Is There a Difference Between Being Angry About Right-wing Politics and Being Angry About Religious Superstitions?

 
This is an interesting show where Andrew Sullivan argues strongly that the left should attack Sarah Palin but then he turns on Bill Maher when he (Maher) criticizes silly religious superstition (guardian angels). It's a good insight into the thinking of people like Sullivan. It's exactly what's wrong with our society— religion has special privileges that protect it from the kind of critical thinking that we apply everywhere else and otherwise intelligent people like Sullivan don't see the inconsistency.




[Hat Tip: Friendly Atheist]

2 comments :

Anonymous said...

Being comfortable and accepting of contradictions and inconsistencies--where parsing the "rational side" and the "religious side of life is OK--

...is just what it means to be religious.

Sullivan is part of the problem; and his thinking manifests this idea that living in contradictions and inconstistencies (the hallmarks of irrationality) are OK.

Stephen Gould, Ken Miller, Robert Pennock, Judge Jones, and other purveyors of the "argumentum ad temperantiam" fallacy (aka the "Golden Mean Fallacy" or "Middle Ground Fallacy"--Google it) show clearly, for instance, that when a contradiction between evolution and religion arises, it is always the latter that is subsumed or absorbed into one's religious beliefs, rather than the other way around.

Facts don't change; religions can, and must in order to accommodate them.

Sullivan is exactly what Sam Harris is talking about when he criticizes "religious moderates." It is the same population of people who are easily swayed by the "teach the controversy" argument. and other false appeals to "democratic" or "equitable ideals" and sympathies of "fairness."

/rant

Anonymous said...

1) I think there were too many people in that discussion.
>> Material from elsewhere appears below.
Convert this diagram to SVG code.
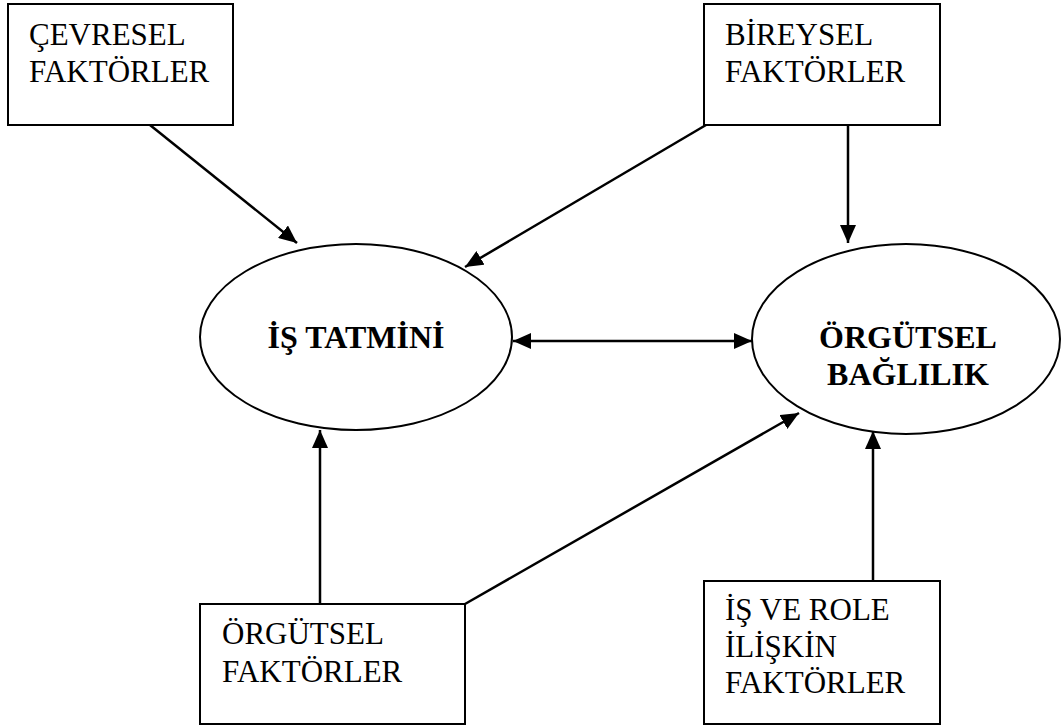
<svg xmlns="http://www.w3.org/2000/svg" width="1064" height="727" viewBox="0 0 1064 727">
<style>
.box{fill:#fff;stroke:#000;stroke-width:2}
.ell{fill:#fff;stroke:#000;stroke-width:2}
.t{font-family:"Liberation Serif","Times New Roman",serif;font-size:31px;fill:#000}
.b{font-family:"Liberation Serif","Times New Roman",serif;font-size:32px;font-weight:bold;fill:#000;text-anchor:middle}
.c{fill:none;stroke:#000;stroke-width:2.5}
</style>
<defs>
<marker id="ah" viewBox="0 0 18 16" refX="18" refY="8" markerWidth="18" markerHeight="16" markerUnits="userSpaceOnUse" orient="auto-start-reverse">
<path d="M0,0 L18,8 L0,16 Z" fill="#000"/>
</marker>
</defs>
<rect width="1064" height="727" fill="#fff"/>
<g id="connectors">
<line class="c" x1="150" y1="125" x2="297" y2="243" marker-end="url(#ah)"/>
<line class="c" x1="706" y1="125" x2="465" y2="267" marker-end="url(#ah)"/>
<line class="c" x1="848" y1="125" x2="848" y2="243" marker-end="url(#ah)"/>
<line class="c" x1="513" y1="341" x2="752" y2="341" marker-start="url(#ah)" marker-end="url(#ah)"/>
<line class="c" x1="320" y1="604" x2="320" y2="430" marker-end="url(#ah)"/>
<line class="c" x1="465" y1="604" x2="799" y2="413" marker-end="url(#ah)"/>
<line class="c" x1="873" y1="581" x2="873" y2="431" marker-end="url(#ah)"/>
</g>
<g id="cevresel">
<rect class="box" x="8" y="4" width="225" height="121"/>
<text class="t" x="29" y="45">ÇEVRESEL</text>
<text class="t" x="29" y="82">FAKTÖRLER</text>
</g>
<g id="bireysel">
<rect class="box" x="704" y="4" width="236" height="121"/>
<text class="t" x="725" y="45">BİREYSEL</text>
<text class="t" x="725" y="82">FAKTÖRLER</text>
</g>
<g id="is-tatmini">
<ellipse class="ell" cx="356" cy="337" rx="156" ry="93"/>
<text class="b" x="356" y="348">İŞ TATMİNİ</text>
</g>
<g id="orgutsel-baglilik">
<ellipse class="ell" cx="906" cy="339" rx="154" ry="95"/>
<text class="b" x="908" y="348">ÖRGÜTSEL</text>
<text class="b" x="908" y="385">BAĞLILIK</text>
</g>
<g id="orgutsel-faktorler">
<rect class="box" x="200" y="604" width="265" height="120"/>
<text class="t" x="222" y="644">ÖRGÜTSEL</text>
<text class="t" x="222" y="682">FAKTÖRLER</text>
</g>
<g id="is-ve-role">
<rect class="box" x="704" y="581" width="236" height="143"/>
<text class="t" x="725" y="620">İŞ VE ROLE</text>
<text class="t" x="725" y="657">İLİŞKİN</text>
<text class="t" x="725" y="693">FAKTÖRLER</text>
</g>
</svg>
I don't like when people talk over each other, and the pushiest person gets the most voice time.

2) In some areas of politics, there may legitimate differing positions, because political positions incorporate values as well as facts. However, this is not to say that all political positions are compatible with known reality. Positions which do not are abhorent for much the same reasons as religious superstitions.

3) Bill Maher has his own weaknesses as far as critical thinking goes.